Sometimes, though, what stands as the biggest challenge for people trying to change their rest timetable is not forcing themselves to go to bed at an appropriate time, but actually falling asleep. And for this problem, some tried-and-true, useful advice can be given.
First and foremost, cutting on that caffeine intake may be a good idea. I know, I know — a lot of you would say that you cannot live without that sweet dose in the morning and after lunch, that you cannot take in those lessons early in the morning without a little something to kickstart your system, but the truth of the matter is — you can. And if you’ve decided to aim for a healthier sleep schedule — hey, might as well go all the way!
Another good idea here is actually getting up as soon as the alarm goes off. I get it — this desire to just stop that pesky ringing and sleep a couple of minutes more. Getting more sleep than necessary won’t do you any good, and, as I’ve already mentioned earlier, consistency in these matters is very important. Besides, if you are already feeling well-rested, getting up with the alarm shouldn’t be that hard, and if you aren’t — well, maybe you are doing something wrong, like not actually going to bed at the proper time. Moreover, constantly keeping the buzzer going won’t do you any favors with your roommates — it’s really annoying to hear those sounds for long even awake.

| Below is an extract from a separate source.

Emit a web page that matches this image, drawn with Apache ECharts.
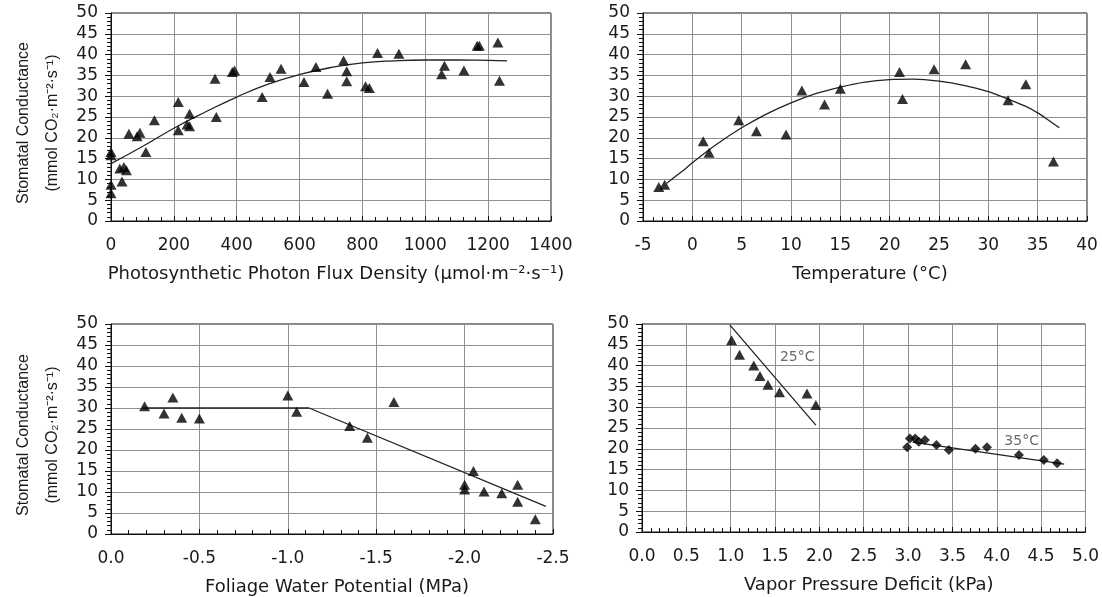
<!DOCTYPE html>
<html>
<head>
<meta charset="utf-8">
<script src="https://cdn.jsdelivr.net/npm/echarts@6/dist/echarts.min.js"></script>
<style>
html, body { margin: 0; padding: 0; background: #fff; }
#main { width: 1102px; height: 597px; }
</style>
</head>
<body>
<div id="main"></div>
<script>
// 光量子通量密度 (PPFD) 面板
var ppfdPoints = [
    [0, 16.6], [0, 15.8], [0, 8.7], [0, 6.7], [28, 12.6], [41, 13.0], [49, 12.2], [35, 9.5],
    [57, 21.0], [83, 20.4], [92, 21.2], [111, 16.6], [138, 24.2], [214, 28.6], [214, 21.8],
    [242, 23.2], [250, 22.8], [250, 25.8], [331, 34.2], [335, 25.0], [386, 35.8], [393, 36.2],
    [481, 29.8], [506, 34.6], [541, 36.6], [614, 33.4], [652, 37.0], [689, 30.6], [740, 38.6],
    [750, 36.0], [750, 33.6], [810, 32.4], [822, 32.0], [848, 40.4], [916, 40.2], [1052, 35.3],
    [1061, 37.3], [1123, 36.2], [1165, 42.1], [1172, 42.1], [1231, 42.9], [1236, 33.7]
];
var ppfdCurve = [
    [0, 13.8], [100, 17.9], [200, 22.3], [300, 26.2], [400, 29.8], [500, 32.9], [600, 35.2],
    [700, 36.9], [800, 38.0], [900, 38.5], [1000, 38.7], [1100, 38.7], [1200, 38.6], [1260, 38.5]
];

// 温度面板
var tempPoints = [
    [-3.4, 8.2], [-2.8, 8.7], [1.1, 19.2], [1.7, 16.4], [4.7, 24.2], [6.5, 21.6], [9.5, 20.8],
    [11.1, 31.4], [13.4, 28.0], [15.0, 31.8], [21.0, 35.8], [21.3, 29.3], [24.5, 36.5],
    [27.7, 37.7], [32.0, 29.0], [33.8, 32.9], [36.6, 14.3]
];
var tempCurve = [
    [-2.6, 9.1], [-1, 12.0], [0, 14.0], [2.5, 18.5], [5, 22.4], [7.5, 25.7], [10, 28.4],
    [12.5, 30.6], [15, 32.2], [17.5, 33.4], [20, 34.0], [22.5, 34.1], [25, 33.6], [27.5, 32.6],
    [30, 31.1], [32, 29.3], [33.75, 27.6], [35, 26.0], [36, 24.4], [37.2, 22.4]
];

// 叶水势面板
var wpPoints = [
    [-0.19, 30.4], [-0.30, 28.7], [-0.35, 32.5], [-0.40, 27.7], [-0.50, 27.5], [-1.00, 33.0],
    [-1.05, 29.1], [-1.35, 25.7], [-1.45, 22.9], [-1.60, 31.4], [-2.00, 11.7], [-2.00, 10.6],
    [-2.05, 15.0], [-2.11, 10.1], [-2.21, 9.7], [-2.30, 11.7], [-2.30, 7.7], [-2.40, 3.5]
];
var wpLine = [[-0.18, 30], [-1.12, 30], [-2.46, 6.6]];

// 饱和水汽压差面板
var vpd25Points = [
    [1.01, 46.1], [1.10, 42.6], [1.26, 40.0], [1.33, 37.5], [1.42, 35.4], [1.55, 33.6],
    [1.86, 33.3], [1.96, 30.5]
];
var vpd25Line = [[0.99, 49.8], [1.96, 25.7]];
var vpd35Points = [
    [2.99, 20.4], [3.02, 22.5], [3.08, 22.5], [3.12, 21.7], [3.19, 22.1], [3.32, 20.9],
    [3.46, 19.7], [3.76, 20.0], [3.89, 20.4], [4.25, 18.5], [4.53, 17.3], [4.68, 16.5]
];
var vpd35Line = [[3.05, 21.6], [4.76, 16.3]];
var vpdLabels = [[1.75, 42.1, '25°C'], [4.28, 21.8, '35°C']];

var yName = 'Stomatal Conductance\n(mmol CO\u2082\u00b7m\u207b\u00b2\u00b7s\u207b\u00b9)';
var tickFont = 'DejaVu Sans';
var gridColor = '#8f8f8f';

function xAxisOf(gi, min, max, step, name, digits, inverse) {
    return {
        type: 'value', gridIndex: gi, min: min, max: max, interval: step, inverse: !!inverse,
        name: name, nameLocation: 'middle', nameGap: 44,
        nameTextStyle: { fontFamily: tickFont, fontSize: 18, color: '#1a1a1a', padding: [0, 0, 0, 10] },
        axisLine: { onZero: false, lineStyle: { color: '#111', width: 1 } },
        axisTick: { inside: true, length: 5, lineStyle: { color: '#111' } },
        minorTick: { show: true, splitNumber: 5, length: 4, lineStyle: { color: '#111' } },
        axisLabel: {
            fontFamily: tickFont, fontSize: 17, color: '#1a1a1a', margin: 16,
            showMinLabel: true, showMaxLabel: true, hideOverlap: false,
            formatter: function (v) { return digits ? v.toFixed(digits) : String(v); }
        },
        splitLine: { show: true, lineStyle: { color: gridColor, width: 1 } }
    };
}

function yAxisOf(gi, withName) {
    return {
        type: 'value', gridIndex: gi, min: 0, max: 50, interval: 5,
        name: withName ? yName : '', nameLocation: 'middle', nameGap: 44, nameRotate: 90,
        nameTextStyle: { fontFamily: 'Liberation Sans', fontSize: 16, color: '#1a1a1a', lineHeight: 29, padding: [0, 12, 0, 0] },
        axisLine: { onZero: false, lineStyle: { color: '#111', width: 1 } },
        axisTick: { inside: false, length: 6, lineStyle: { color: '#111' } },
        minorTick: { show: true, splitNumber: 5, length: 4, lineStyle: { color: '#111' } },
        axisLabel: { fontFamily: tickFont, fontSize: 17, color: '#1a1a1a', margin: 13 },
        splitLine: { show: true, lineStyle: { color: gridColor, width: 1 } }
    };
}

function scatterOf(i, data, shape, size) {
    return {
        type: 'scatter', xAxisIndex: i, yAxisIndex: i, data: data, symbol: shape,
        symbolSize: size, itemStyle: { color: '#000' }, z: 5, silent: true
    };
}

function lineOf(i, data, smooth) {
    return {
        type: 'line', xAxisIndex: i, yAxisIndex: i, data: data, symbol: 'none',
        smooth: smooth, lineStyle: { color: '#222', width: 1.3 }, z: 3, silent: true
    };
}

var chart = echarts.init(document.getElementById('main'), null, { renderer: 'canvas' });
chart.setOption({
    animation: false,
    backgroundColor: '#fff',
    grid: [
        { left: 111, top: 13, width: 440, height: 208, show: true, borderColor: '#111', borderWidth: 1 },
        { left: 643, top: 13, width: 444, height: 208, show: true, borderColor: '#111', borderWidth: 1 },
        { left: 111, top: 324, width: 442, height: 210, show: true, borderColor: '#111', borderWidth: 1 },
        { left: 642, top: 324, width: 445, height: 208, show: true, borderColor: '#111', borderWidth: 1 }
    ],
    xAxis: [
        xAxisOf(0, 0, 1400, 200, 'Photosynthetic Photon Flux Density (\u03bcmol\u00b7m\u207b\u00b2\u00b7s\u207b\u00b9)', 0),
        xAxisOf(1, -5, 40, 5, 'Temperature (\u00b0C)', 0),
        xAxisOf(2, -2.5, 0, 0.5, 'Foliage Water Potential (MPa)', 1, true),
        xAxisOf(3, 0, 5, 0.5, 'Vapor Pressure Deficit (kPa)', 1)
    ],
    yAxis: [yAxisOf(0, true), yAxisOf(1, false), yAxisOf(2, true), yAxisOf(3, false)],
    series: [
        lineOf(0, ppfdCurve, true),
        scatterOf(0, ppfdPoints, 'triangle', [11, 10]),
        lineOf(1, tempCurve, 0.2),
        scatterOf(1, tempPoints, 'triangle', [11, 10]),
        lineOf(2, wpLine, false),
        scatterOf(2, wpPoints, 'triangle', [11, 10]),
        lineOf(3, vpd25Line, false),
        scatterOf(3, vpd25Points, 'triangle', [11, 10]),
        lineOf(3, vpd35Line, false),
        scatterOf(3, vpd35Points, 'diamond', [10, 10]),
        {
            type: 'scatter', xAxisIndex: 3, yAxisIndex: 3, symbolSize: 0, silent: true,
            data: vpdLabels.map(function (d) { return { value: [d[0], d[1]], name: d[2] }; }),
            label: {
                show: true, position: 'inside', formatter: '{b}',
                fontFamily: tickFont, fontSize: 14, color: '#444', backgroundColor: '#fff'
            }
        }
    ]
});
</script>
</body>
</html>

To sum things up, most of those ideas and techniques I’ve talked about here, while quite helpful, are not ultimately the keys to solving the problem. The only actual way to get things done is to pick one or two of them, and then have enough determination to keep up with them day after day, over and over again, until it actually becomes a routine and no longer something you have to make a conscious effort for. This is the only way to deal with sleep issues.